Apologies I've just spotted this thread, and I visit ENWorld two or three times every day without fail, so I've not read all of the 8 or so previous pages. I have read the OP and a few others on the first page.
I've played D&D in all its PnP editions, I'm an old-ish git.
I didn't know Settlers was a board game, I seem to remember an electronic game of the same name, I think I played it on an Amiga 500 many moons ago.
So Settlers is a board game then... I don't play board games, I can't remember the last time I played a board game, I own absolutely zero board games. I have, to the best of my knowledge never been around somebodies house (since I was in short trousers) to play a board game. I have never heard any one say, an RPG person or anyone, 'I played this really good board game the other day...' Actually... somebody did say that once but it was about a racing game and I was 12 or so- Totopoly?
My point is D&D is a game that evolves alongside other media- it's played via VT, PBP, it's available (in other formats) as a MMORPG, various stand-alone PC & or console games and as a... board game. And probably in many other formats that I can't think of.
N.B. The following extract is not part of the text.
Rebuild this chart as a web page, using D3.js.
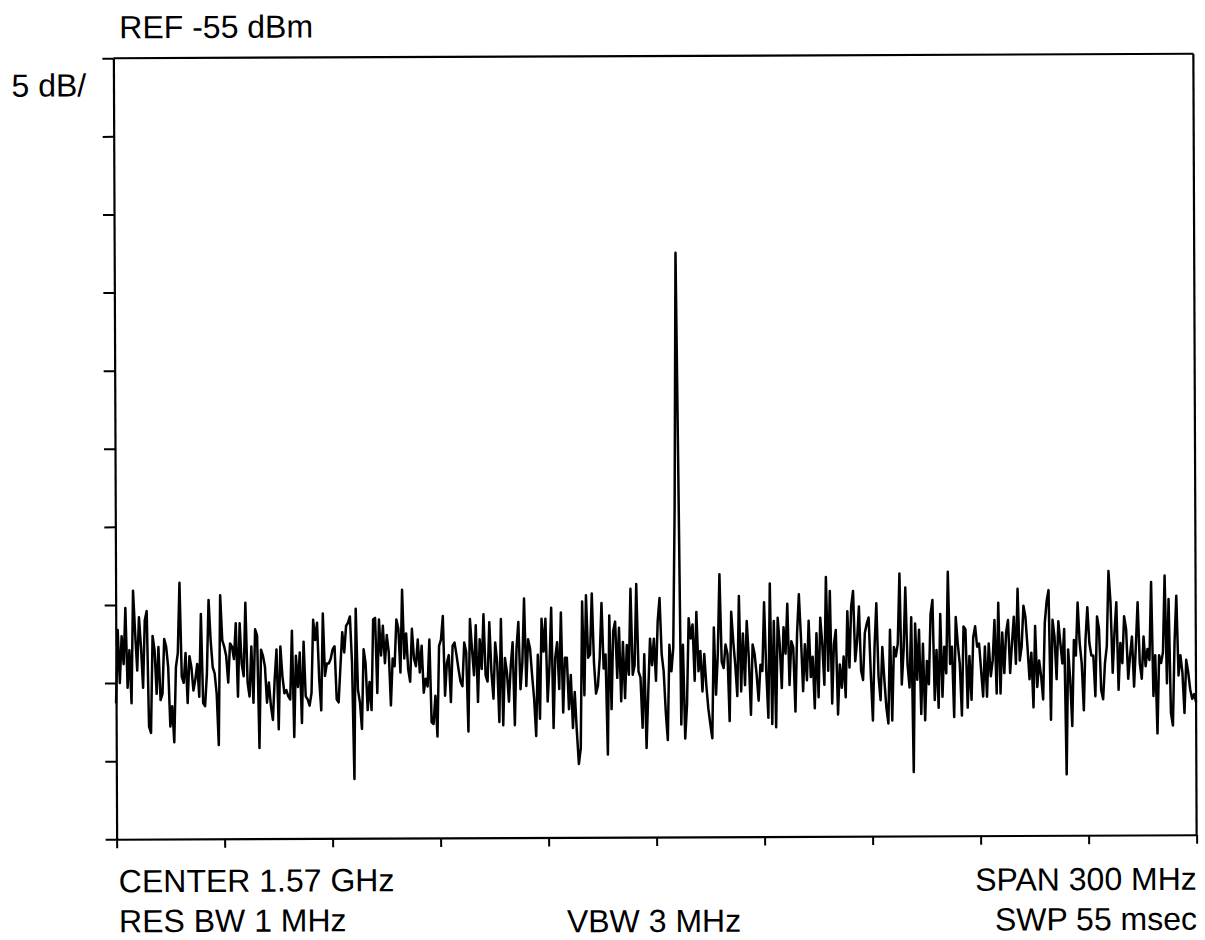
<!DOCTYPE html>
<html><head><meta charset="utf-8">
<script src="https://cdn.jsdelivr.net/npm/d3@7"></script>
<style>
html,body{margin:0;padding:0;background:#fff;}
svg{display:block;}
text{font-family:"Liberation Sans",Arial,Helvetica,sans-serif;fill:#000;font-size:32px;}
</style>
</head><body>
<svg id="chart" width="1205" height="940"></svg>
<script>
// Instrument settings
const refLevelDbm = -55;
const dbPerDiv = 5;
const vDivisions = 10;
const centerMHz = 1570;
const spanMHz = 300;
const hDivisions = 10;

// Annotation texts
const refText = "REF -55 dBm";
const scaleText = "5 dB/";
const bottomLeft = ["CENTER 1.57 GHz", "RES BW 1 MHz"];
const bottomMid = ["VBW 3 MHz"];
const bottomRight = ["SPAN 300 MHz", "SWP 55 msec"];

// Trace levels (dBm), equally spaced sweep points across the span
const traceA = [-96.3,-91.6,-95.0,-92.0,-93.8,-90.2,-95.3,-92.9,-96.3,-89.1,
-91.8,-94.2,-90.8,-92.7,-95.3,-91.0,-90.4,-97.8,-98.2,-92.0,
-92.9,-95.7,-92.7,-96.1,-95.7,-92.2,-92.7,-94.0,-97.8,-96.5,
-98.8,-94.0,-93.1,-88.6,-94.6,-95.0,-93.1,-96.3,-93.3,-94.0,
-95.5,-94.8,-93.8,-95.9,-90.6,-96.3,-96.5,-94.4,-89.7,-92.3,
-94.0,-94.4,-95.7,-99.0,-89.4,-92.3,-92.7,-93.3,-95.0,-92.5,
-92.7,-93.5,-91.2,-95.9,-91.2,-93.8,-94.6,-89.9,-95.0,-95.9,
-92.7,-96.3,-91.6,-92.0,-99.2,-92.9,-93.3,-94.0,-96.3,-95.0,
-96.5,-97.4,-94.8,-92.9,-98.0,-92.7,-94.6,-95.7,-95.5,-95.9,
-96.1,-91.7,-98.5,-93.3,-95.3,-93.1,-97.6,-92.4,-95.9,-96.1,
-96.5,-95.7,-91.0,-92.3,-91.2,-94.8,-96.8,-90.6,-94.6,-93.8];
const traceB = [-93.8,-93.5,-92.9,-92.7,-96.1,-96.3,-94.0,-91.8,-93.1,-91.4,
-91.2,-90.8,-93.8,-101.2,-90.3,-95.5,-96.3,-98.0,-92.9,-93.8,
-96.8,-95.0,-96.8,-91.0,-90.9,-95.7,-91.0,-93.3,-91.4,-93.8,
-92.0,-93.1,-96.5,-93.5,-94.0,-91.0,-91.6,-94.4,-89.1,-93.5,
-91.9,-94.2,-95.0,-91.6,-93.5,-94.0,-92.3,-94.4,-92.7,-95.7,
-94.8,-95.3,-92.3,-97.6,-97.7,-95.9,-98.5,-92.7,-92.3,-90.8,
-95.9,-93.8,-93.3,-96.3,-92.7,-92.5,-93.3,-94.2,-95.0,-95.3,
-92.5,-93.1,-98.2,-91.0,-92.9,-94.6,-91.4,-96.3,-92.3,-94.2,
-90.7,-94.6,-95.0,-91.2,-94.4,-96.1,-92.5,-93.8,-97.6,-91.0,
-97.8,-93.5,-94.4,-96.3,-94.0,-92.5,-97.8,-92.9,-91.2,-95.5,
-93.8,-89.7,-95.3,-92.3,-92.9,-94.6,-96.1,-98.5,-93.3,-97.4,
-91.0,-93.1];
const traceC = [-91.0,-96.3,-94.0,-90.3,-98.0,-93.5,-92.5,-95.5,-90.6,-97.0,
-93.5,-93.5,-96.8,-94.6,-98.0,-95.7,-98.2,-100.3,-99.3,-89.9,
-95.9,-89.5,-93.5,-93.3,-89.4,-93.8,-95.8,-95.3,-93.5,
-90.0,-94.2,-93.3,-99.7,-90.8,-96.8,-91.8,-91.2,-94.8,-91.6,
-96.3,-92.5,-96.1,-92.7,-94.6,-89.1,-94.6,-94.0,-88.8,-94.4,
-94.8,-98.0,-93.3,-99.3,-95.7,-92.3,-94.0,-92.3,-95.0,-91.2,
-89.7,-93.3,-94.4,-97.0,-98.8,-92.7,-94.4,-92.9,
-84.0,-67.6,-82.0,
-97.8,-92.7,-98.7,-96.5,-91.0,-92.3,-91.4,-95.0,-90.6,-94.4,
-93.1,-95.7,-93.3,-95.3,-96.8,-97.8,-98.7,-91.6,-95.9,-93.3,
-88.2,-93.8,-94.2,-92.7,-93.3,-97.6,-90.6,-92.5,-94.0,-96.0,
-89.6,-95.7,-92.0,-95.3,-91.2,-93.5,-97.2,-92.7,-93.3,-94.6,
-96.3,-94.0,-94.4,-90.0,-94.4];
const traceD = [-97.4,-88.8,-97.8,-91.2,-98.0,-91.0,-92.7,-95.5,-91.6,-93.3,
-90.1,-95.3,-92.5,-92.9,-97.0,-92.0,-89.5,-92.3,-95.7,-92.7,
-95.0,-91.2,-94.8,-93.5,-96.8,-92.0,-96.1,-91.0,-92.7,-95.3,
-88.4,-94.4,-89.3,-96.5,-92.7,-91.8,-97.2,-94.0,-95.5,-93.5,
-96.1,-90.6,-94.2,-90.3,-89.3,-93.8,-92.5,-90.3,-94.4,-95.0,
-92.0,-91.4,-91.0,-94.6,-97.6,-92.9,-90.1,-94.8,-96.3,-92.9,
-95.0,-96.8,-97.8,-91.8,-97.6,-92.9,-93.5,-92.7,-88.2,-95.3,
-93.1,-89.1,-94.0,-95.5,-91.0,-100.9,-91.4,-95.0,-91.8,-97.2,
-92.7,-97.6,-93.8,-95.3,-90.8,-89.9,-96.3,-93.1,-96.8,-90.8,
-96.1,-92.9,-94.6,-88.1,-94.0,-92.9,-97.4,-91.0,-92.7,-94.0,
-97.3,-91.6,-91.8,-96.8,-93.5,-96.3,-92.3,-91.6,-92.9,-92.7,
-94.4,-96.1];
const traceE = [-92.9,-96.1,-92.7,-94.8,-93.8,-91.2,-95.9,-90.1,-95.9,-92.0,
-94.6,-92.0,-91.2,-94.6,-92.7,-91.0,-94.0,-89.2,-93.8,-92.9,
-90.3,-91.0,-92.9,-95.0,-93.3,-96.8,-91.6,-95.5,-93.8,-94.8,
-96.3,-91.4,-90.0,-89.3,-97.6,-91.2,-92.3,-95.0,-91.3,-92.7,
-94.0,-91.8,-101.1,-93.1,-95.0,-98.0,-92.5,-93.5,-90.1,-92.7,
-94.0,-97.0,-92.5,-90.4,-92.7,-93.5,-93.5,-96.1,-91.0,-91.8,
-95.7,-96.3,-94.0,-92.9,-88.1,-90.1,-94.6,-92.0,-90.1,-95.7,
-92.7,-94.0,-91.0,-91.8,-95.0,-93.5,-92.3,-95.5,-92.9,-90.1,
-94.0,-95.0,-92.3,-94.2,-93.1,-93.8,-88.8,-96.1,-93.5,-98.5,
-93.5,-94.0,-93.3,-88.4,-95.3,-89.9,-97.2,-98.0,-92.7,-89.7,
-94.8,-93.5,-94.6,-97.2,-93.8,-94.6,-95.7,-96.3,-96.0,-96.5];

const levels = [].concat(traceA, traceB, traceC, traceD, traceE);
const startMHz = centerMHz - spanMHz / 2, stopMHz = centerMHz + spanMHz / 2;
const bottomDbm = refLevelDbm - dbPerDiv * vDivisions;
const points = levels.map((v, i) => ({f: startMHz + i * spanMHz / (levels.length - 1), v}));
const yTicks = d3.range(0, vDivisions + 1).map(i => refLevelDbm - i * dbPerDiv);
const xTicks = d3.range(0, hDivisions + 1).map(i => startMHz + i * spanMHz / hDivisions);

const L = 115, R = 1195, T = 56, B = 837;
const x = d3.scaleLinear().domain([startMHz, stopMHz]).range([L, R]);
const y = d3.scaleLinear().domain([bottomDbm, refLevelDbm]).range([B, T]);

const svg = d3.select("#chart");
const g = svg.append("g").attr("transform", "rotate(-0.24, 655, 447)");

// Axes
const ax = g.append("g").attr("transform", `translate(${L},0)`)
  .call(d3.axisLeft(y).tickValues(yTicks).tickSize(11).tickSizeOuter(0).tickFormat(""));
const bx = g.append("g").attr("transform", `translate(0,${B})`)
  .call(d3.axisBottom(x).tickValues(xTicks).tickSize(9).tickSizeOuter(0).tickFormat(""));
[ax, bx].forEach(a => {
  a.selectAll("path.domain").attr("stroke", "#000").attr("stroke-width", 2.2);
  a.selectAll(".tick line").attr("stroke", "#000").attr("stroke-width", 2);
});
// Top and right frame
g.append("line").attr("x1", x(startMHz)).attr("x2", x(stopMHz)).attr("y1", y(refLevelDbm)).attr("y2", y(refLevelDbm))
  .attr("stroke", "#000").attr("stroke-width", 2.2);
g.append("line").attr("x1", x(stopMHz)).attr("x2", x(stopMHz)).attr("y1", y(refLevelDbm)).attr("y2", y(bottomDbm))
  .attr("stroke", "#000").attr("stroke-width", 2.2);

// Trace
g.append("path").datum(points)
  .attr("fill", "none").attr("stroke", "#000").attr("stroke-width", 2.5).attr("stroke-linejoin", "round")
  .attr("d", d3.line().x(d => x(d.f)).y(d => y(d.v)));

// Texts
g.append("text").attr("x", 121).attr("y", 36).text(refText);
g.append("text").attr("x", 13).attr("y", 94).text(scaleText);
bottomLeft.forEach((t, i) => g.append("text").attr("x", 117).attr("y", 890 + i * 40).text(t));
bottomMid.forEach((t, i) => g.append("text").attr("x", 652).attr("y", 932 + i * 40).attr("text-anchor", "middle").text(t));
bottomRight.forEach((t, i) => g.append("text").attr("x", 1195).attr("y", 892 + i * 40).attr("text-anchor", "end").text(t));
</script>
</body></html>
Settlers isn't, I don't think.
D&D over the years has staked a claim to all manner of niche and/or (supposedly) mainstream markets, and yet it remains (in the PnP format we're so in love with here) a niche game/hobby- not the films, cartoons, merchandising, cards, minis or t-shirts have changed that. Well certainly not in my world over here in the UK.
To conclude D&D can't be Settlers (or compared to a board game like Settlers), if the single edition format generated (like Settlers, apparently) market domination, or at least enough kudos/sales to keep happy the shareholders et al then... Well they'd have probably done that by now, or at least called a hiatus for x years while the owners basked in the glory and the gold. But that would probably not stand them in good stead as D&Ds competitors would just steam ahead (see Pathfinder and the myriad other games that compete/d for the same market- many of which come in multiple editions).
D&D is bound to evolve because Fantasy Fiction Media (and games in general) evolve all the time- I played board games when I was a kid because there were no computer games, I started playing D&D as a 12 year old becuase it was the most fantastical world (it still is by the way) and different than board games- which my parents played. I played Atari Console/Spectrum/Amiga & finally PC/PS/XBox games (mostly RPGs) because they came along and continued to explore a world that mirrored the one in my imagination (thanks to Tolkien and D&D), but mostly just because they came along, and were different/available.
I now play D&D in the trad. format (around a table) once a week, and via Skype & Maptools with people I have never met and who are based all over the globe (see sig). WOTC, it seems, have at last figured this out.
Do people do this with board games? I don't know actually but I can't think of any.
The rules for D&D get reinvented for all the reasons offered above, and also to mirror the wants/needs/desires of the market- remember all the stuff about 4e being a PnP MMORPG et al, perhaps WOTC had an eye on that market. I play D&D (edition-neutral, as in whatever edition) because it explores that world, new media reinvents and rejuvinates Fantasy Fiction (in new formats), D&D repositions/reinvents itself to sell stuff and stay on the front page, pretty much like everything else.
Except Settlers...
I appreciate the analogy but... it doesn't work for me.